Researchers Dov Chernichovsky and Chen Sharoni report that “the relatively good health of haredim is related to the fact that these communities have high levels of social capital.” This implies “social trust, norms, and networks and includes aspects of life common to the haredim: a high number of social relationships, high levels of satisfaction with family relationships, strong social support systems, and high levels of volunteering.” We’re also told that “a relatively low percentage of haredim report feelings of loneliness.”
The argument is noteworthy, but seemingly insufficient. After all, there are many groups, Jewish and otherwise, religious and secular, that practise what the researchers ascribe to haredi social capital, yet they don’t seem to result in comparable levels of well-being.
Therefore, perhaps at least as important as social capital that the haredi world offers its adherents is relative freedom from making personal decisions. Haredim don’t seem to have to decide about such vital issues as lifestyle, career and other matters that burden those of us who live in open societies and are exposed to many, often contradictory, options. Not that haredi lives have fewer pressures and problems, but the system to which they subject themselves imposes solutions that greatly reduce, even eliminate, the dilemmas of individual decision-making.
That may also be why many young Jews from middle-class homes, beneficiaries of a solid western education and usually encouraged to make up their own minds about careers, spouses and where to live, have been “born again” into haredi sects, where, often to the amazement of parents and relatives, they find much more happiness than before. Haredi life may be less affluent, but it seems to be also less stressful because answers to pressing problems are provided from on high.
Thus the attraction of the haredi lifestyle may be at least as much a manifestation of disdain of the way most of us live in the ostensibly enlightened, open and democratic West.
Committed though I am to Judaism and the Jewish way of life, I’m among those who cannot in good conscience embrace haredi Judaism, even though I’m not unfamiliar with its teachings and norms. Yet I find much of its implied or explicit critique of the western way of life compelling. Therefore, I’m not surprised that some children and grandchildren of middle-class Jewish families seek shelter there.

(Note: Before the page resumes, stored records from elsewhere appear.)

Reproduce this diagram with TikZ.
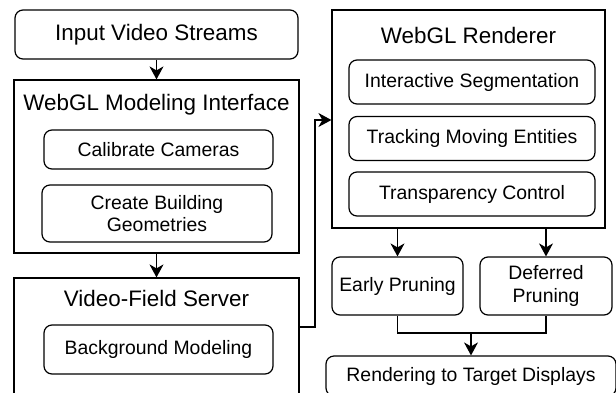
\documentclass[tikz,border=0pt]{standalone}
\usepackage{fontspec}
\setmainfont{Liberation Sans}
\usetikzlibrary{arrows.meta,positioning}

\begin{document}
\begin{tikzpicture}[
            x=1pt, y=-1pt, line width=1.2pt,
            panel/.style={draw, rectangle, inner sep=0pt},
            stagebox/.style={draw, rectangle, rounded corners=8pt, align=center, inner sep=0pt, font=\fontsize{19.4}{22.4}\selectfont},
            headtext/.style={inner sep=0pt, font=\fontsize{22.4}{26}\selectfont},
            flow/.style={-{Stealth[length=13pt, width=14pt, inset=4pt]}}
        ]
            \useasboundingbox (0,0) rectangle (616,392);
            \clip (0,0) rectangle (616,392);

            % left column
            \node[stagebox, minimum width=283pt, minimum height=49pt, font=\fontsize{22.4}{26}\selectfont] (in) at (156.5,34.5) {Input Video Streams};
            \node[panel, minimum width=285pt, minimum height=173pt] (mi) at (156.5,166.5) {};
            \node[headtext] (mit) at (156.5,105) {WebGL Modeling Interface};
            \node[stagebox, minimum width=229pt, minimum height=39pt] (cc) at (158.5,149.5) {Calibrate Cameras};
            \node[stagebox, minimum width=230pt, minimum height=57pt] (bg) at (157,213.5) {Create Building\\Geometries};
            \node[panel, minimum width=285pt, minimum height=124pt] (vs) at (156.5,340) {};
            \node[headtext] (vst) at (156.5,298) {Video-Field Server};
            \node[stagebox, minimum width=229pt, minimum height=49pt] (bm) at (158.5,349.5) {Background Modeling};

            % right column
            \node[panel, minimum width=273pt, minimum height=218pt] (wr) at (468.5,119) {};
            \node[headtext] (wrt) at (468.5,35) {WebGL Renderer};
            \node[stagebox, minimum width=246pt, minimum height=44pt] (is) at (472,82) {Interactive Segmentation};
            \node[stagebox, minimum width=246pt, minimum height=44pt] (tm) at (472,138.5) {Tracking Moving Entities};
            \node[stagebox, minimum width=246pt, minimum height=44pt] (tc) at (472,194) {Transparency Control};
            \node[stagebox, minimum width=131pt, minimum height=58pt] (ep) at (397.5,286) {Early Pruning};
            \node[stagebox, minimum width=132pt, minimum height=58pt] (dp) at (546,286) {Deferred\\Pruning};
            \node[stagebox, minimum width=290pt, minimum height=40pt] (rt) at (471,376) {Rendering to Target Displays};

            \coordinate (up) at (315,120);
            \coordinate (join) at (471,333);

            \draw[flow] (in) -- (mi);
            \draw[flow] (mi) -- (vs);
            \draw[flow] ([yshift=13pt]vs.east) -| (up) -- (up -| wr.west);
            \draw[flow] (wr.south -| ep) -- (ep);
            \draw[flow] (wr.south -| dp) -- (dp);
            \draw (ep.south) |- (join) -| (dp.south);
            \draw[flow] (join) -- (rt);
        \end{tikzpicture}
\end{document}
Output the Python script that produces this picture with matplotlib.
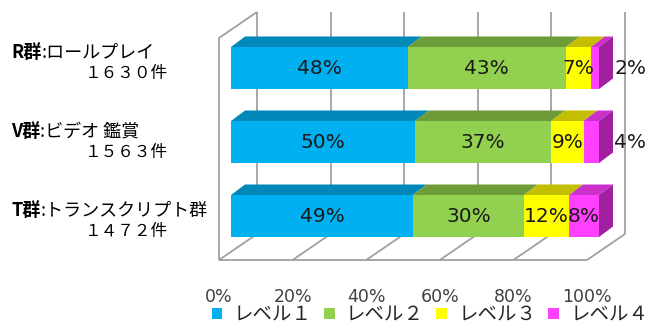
import matplotlib
matplotlib.use("Agg")
import matplotlib.pyplot as plt
from matplotlib.patches import Rectangle, Polygon, Patch

# ---- data ----
groups = ["T群:トランスクリプト群", "V群:ビデオ 鑑賞", "R群:ロールプレイ"]
counts = ["１４７２件", "１５６３件", "１６３０件"]
levels = ["レベル１", "レベル２", "レベル３", "レベル４"]
level1 = [49.4, 50.0, 48.0]
level2 = [30.2, 37.0, 43.0]
level3 = [12.3, 8.8, 6.8]
level4 = [8.1, 4.2, 2.2]
series = [level1, level2, level3, level4]
xticks = [0, 20, 40, 60, 80, 100]

front_cols = ["#00B0F0", "#92D050", "#FFFF00", "#FF40FF"]
top_cols = ["#0088B8", "#6E9C38", "#C4BE00", "#CC30CC"]
side_col = "#A020A0"

W, H = 650, 334
fig = plt.figure(figsize=(W / 100, H / 100), dpi=100)
ax = fig.add_axes([0, 0, 1, 1])
PXP = 3.68          # pixels per percent
YPX = 74.0          # pixels per category
ax.set_xlim(-231 / PXP, (W - 231) / PXP)
ax.set_ylim((216 - H) / YPX, 216 / YPX)
ax.axis("off")

# 3D geometry (data units)
DX, DY = 38 / PXP, 26 / YPX      # full depth projection
F1 = 12 / 38                      # depth of bar front face
BDX, BDY = 14 / PXP, 10.5 / YPX   # bar depth projection
BH = 42 / YPX                     # bar height
FLOOR_Y = (216 - 260) / YPX + F1 * DY
TOP_Y = (216 - 38) / YPX + F1 * DY


def proj(x, y, d):
    return (x + (d - F1) * DX, y + (d - F1) * DY)

grid_kw = dict(color="#A0A0A0", lw=1.3, zorder=1, solid_capstyle="butt")
for p in xticks:
    x0, y0 = proj(p, FLOOR_Y, 1)
    x1, y1 = proj(p, TOP_Y, 1)
    ax.plot([x0, x1], [y0, y1], **grid_kw)
    a = proj(p, FLOOR_Y, 0)
    b = proj(p, FLOOR_Y, 1)
    ax.plot([a[0], b[0]], [a[1], b[1]], **grid_kw)
a = proj(0, FLOOR_Y, 0); b = proj(100, FLOOR_Y, 0)
ax.plot([a[0], b[0]], [a[1], b[1]], **grid_kw)
a = proj(0, FLOOR_Y, 0); b = proj(0, TOP_Y, 0); c = proj(0, TOP_Y, 1)
ax.plot([a[0], b[0], c[0]], [a[1], b[1], c[1]], **grid_kw)

for p in xticks:
    x, y = proj(p, FLOOR_Y, 0)
    ax.text(x, y - 37 / YPX, f"{p}%", ha="center", va="center",
            fontsize=12.5, color="#404040", family="DejaVu Sans")

for i in range(len(groups)):
    left = 0.0
    n = len(series)
    for k in range(n):
        v = series[k][i]
        right = left + v
        ax.add_patch(Rectangle((left, i - BH / 2), v, BH, facecolor=front_cols[k],
                               edgecolor="none", zorder=3))
        ax.add_patch(Polygon([(left, i + BH / 2), (right, i + BH / 2),
                              (right + BDX, i + BH / 2 + BDY), (left + BDX, i + BH / 2 + BDY)],
                             closed=True, facecolor=top_cols[k], edgecolor="none", zorder=3))
        if k == n - 1:
            ax.add_patch(Polygon([(right, i - BH / 2), (right, i + BH / 2),
                                  (right + BDX, i + BH / 2 + BDY), (right + BDX, i - BH / 2 + BDY)],
                                 closed=True, facecolor=side_col, edgecolor="none", zorder=3))
        lab = f"{round(v):d}%"
        if v < 5:
            ax.text(right + BDX + 17 / PXP, i, lab, ha="center", va="center",
                    fontsize=14.5, color="#1A1A1A", zorder=5)
        else:
            ax.text(left + v / 2, i, lab, ha="center", va="center",
                    fontsize=14.5, color="#1A1A1A", zorder=5)
        left = right

cjk = ["Noto Sans CJK JP", "DejaVu Sans"]
for i in range(len(groups)):
    yc = 1 + (i - 1) * 1.068
    prefix, name = groups[i].split(":", 1)
    t1 = ax.text(11 / PXP - 231 / PXP, yc + 10.5 / YPX, prefix, ha="left", va="center",
                 fontsize=13, family=cjk, color="black", fontweight="bold")
    ax.annotate(":" + name, xy=(1, 0.5), xycoords=t1, ha="left", va="center",
                fontsize=13, family=cjk, color="black")
    ax.text(85 / PXP - 231 / PXP, yc - 10.5 / YPX, counts[i], ha="left", va="center",
            fontsize=12, family=cjk, color="black")

handles = [Patch(facecolor=c, edgecolor="none") for c in front_cols]
leg = fig.legend(handles, levels, loc="center", bbox_to_anchor=(430 / W, 1 - 315 / H),
                 ncol=4, frameon=False, prop={"family": cjk, "size": 14},
                 handlelength=0.55, handleheight=0.55, handletextpad=0.6,
                 columnspacing=0.6, borderpad=0, borderaxespad=0)
for t in leg.get_texts():
    t.set_color("#262626")

fig.savefig("out.png", dpi=100)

It also helps me to understand why others, particularly young Muslims reared in the enlightened West, find their way to fundamentalist groups, some of them propagating extremism. They may not offer longevity, but they promise eternal bliss as an alternative to bourgeois anomie.
It also explains why many haredi institutions are financially supported by non-orthodox, at times totally non-observant, Jews. It may serve as an insurance policy against the burdens of modern living. They seem to find it easier to pay for others to live what they perceive to be virtuously and modestly than to try to modify their own way of life.